▶ DATA EXTRACT
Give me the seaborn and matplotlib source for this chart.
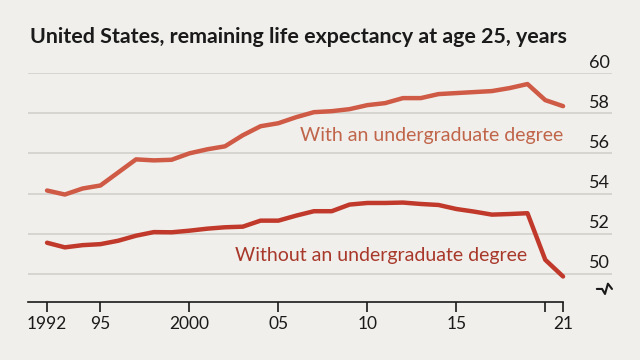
import pandas as pd
import matplotlib.pyplot as plt
import matplotlib.transforms as mtransforms
import seaborn as sns

# remaining life expectancy at age 25
years = list(range(1992, 2022))
with_degree = [54.15, 53.95, 54.25, 54.4, 55.05, 55.7, 55.65, 55.68, 56.0, 56.2,
               56.35, 56.9, 57.35, 57.5, 57.8, 58.05, 58.1, 58.2, 58.4, 58.5,
               58.75, 58.75, 58.95, 59.0, 59.05, 59.1, 59.25, 59.45, 58.65, 58.35]
without_degree = [51.55, 51.32, 51.43, 51.48, 51.65, 51.9, 52.08, 52.07, 52.15, 52.25,
                  52.32, 52.35, 52.65, 52.65, 52.9, 53.12, 53.12, 53.45, 53.53, 53.53,
                  53.55, 53.48, 53.43, 53.23, 53.1, 52.95, 52.98, 53.02, 50.7, 49.87]

x_ticks = [1992, 1995, 2000, 2005, 2010, 2015, 2020, 2021]
x_labels = ['1992', '95', '2000', '05', '10', '15', '', '21']
y_ticks = [50, 52, 54, 56, 58, 60]

df = pd.DataFrame({'year': years, 'with': with_degree, 'without': without_degree})

bg = '#f0efeb'
sns.set_theme(style="white")
plt.rcParams['font.family'] = ['Lato', 'DejaVu Sans']

fig = plt.figure(figsize=(6.4, 3.6), dpi=100, facecolor=bg)
ax = fig.add_axes([28 / 640, 58 / 360, 584 / 640, 229 / 360])
ax.set_facecolor(bg)

for y in y_ticks:
    ax.axhline(y, color='#d3d0cb', lw=1.2, zorder=1)

sns.lineplot(data=df, x='year', y='with', color='#cf5a45', lw=3.2, ax=ax, zorder=3)
sns.lineplot(data=df, x='year', y='without', color='#c0392b', lw=3.2, ax=ax, zorder=3)

ax.set_xlim(1990.93, 2023.75)
ax.set_ylim(48.6, 60)

for s in ['top', 'right', 'left']:
    ax.spines[s].set_visible(False)
ax.spines['bottom'].set_color('#1a1a1a')
ax.spines['bottom'].set_linewidth(1.2)
ax.spines['bottom'].set_bounds(1990.93, 2021)

ax.set_xticks(x_ticks)
ax.set_xticklabels(x_labels, fontsize=12.5, color='#1a1a1a')
ax.tick_params(axis='x', length=7, width=1.2, color='#1a1a1a', pad=3, bottom=True)
ax.set_yticks([])
ax.set_xlabel('')
ax.set_ylabel('')

trans = mtransforms.blended_transform_factory(ax.transAxes, ax.transData)
for y in y_ticks:
    ax.text(0.997, y + 0.12, str(y), transform=trans, ha='right', va='bottom',
            fontsize=13, color='#1a1a1a')

# axis break mark below the last gridline
ax.plot([0.974, 0.983, 0.988, 0.993, 1.0], [0.057, 0.057, 0.035, 0.08, 0.057],
        transform=ax.transAxes, color='#1a1a1a', lw=1.5, clip_on=False)

ax.text(2021, 56.9, 'With an undergraduate degree', ha='right', va='center',
        fontsize=14, color='#c0654a')
ax.text(2019, 50.92, 'Without an undergraduate degree', ha='right', va='center',
        fontsize=14, color='#a8382a')

fig.text(30 / 640, 1 - 37 / 360, 'United States, remaining life expectancy at age 25, years',
         ha='left', va='center', fontsize=15.4, fontweight='bold', color='#1a1a1a')

fig.savefig('out.png', dpi=100, facecolor=bg)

▶ EXERCISE REQUIREMENTS
Make an exact copy of the lines from the top of the material through the line with "ax.set_ylim(48.6, 60)", pictures excluded.

▶ FULL ANSWER
Give me the seaborn and matplotlib source for this chart.
import pandas as pd
import matplotlib.pyplot as plt
import matplotlib.transforms as mtransforms
import seaborn as sns

# remaining life expectancy at age 25
years = list(range(1992, 2022))
with_degree = [54.15, 53.95, 54.25, 54.4, 55.05, 55.7, 55.65, 55.68, 56.0, 56.2,
               56.35, 56.9, 57.35, 57.5, 57.8, 58.05, 58.1, 58.2, 58.4, 58.5,
               58.75, 58.75, 58.95, 59.0, 59.05, 59.1, 59.25, 59.45, 58.65, 58.35]
without_degree = [51.55, 51.32, 51.43, 51.48, 51.65, 51.9, 52.08, 52.07, 52.15, 52.25,
                  52.32, 52.35, 52.65, 52.65, 52.9, 53.12, 53.12, 53.45, 53.53, 53.53,
                  53.55, 53.48, 53.43, 53.23, 53.1, 52.95, 52.98, 53.02, 50.7, 49.87]

x_ticks = [1992, 1995, 2000, 2005, 2010, 2015, 2020, 2021]
x_labels = ['1992', '95', '2000', '05', '10', '15', '', '21']
y_ticks = [50, 52, 54, 56, 58, 60]

df = pd.DataFrame({'year': years, 'with': with_degree, 'without': without_degree})

bg = '#f0efeb'
sns.set_theme(style="white")
plt.rcParams['font.family'] = ['Lato', 'DejaVu Sans']

fig = plt.figure(figsize=(6.4, 3.6), dpi=100, facecolor=bg)
ax = fig.add_axes([28 / 640, 58 / 360, 584 / 640, 229 / 360])
ax.set_facecolor(bg)

for y in y_ticks:
    ax.axhline(y, color='#d3d0cb', lw=1.2, zorder=1)

sns.lineplot(data=df, x='year', y='with', color='#cf5a45', lw=3.2, ax=ax, zorder=3)
sns.lineplot(data=df, x='year', y='without', color='#c0392b', lw=3.2, ax=ax, zorder=3)

ax.set_xlim(1990.93, 2023.75)
ax.set_ylim(48.6, 60)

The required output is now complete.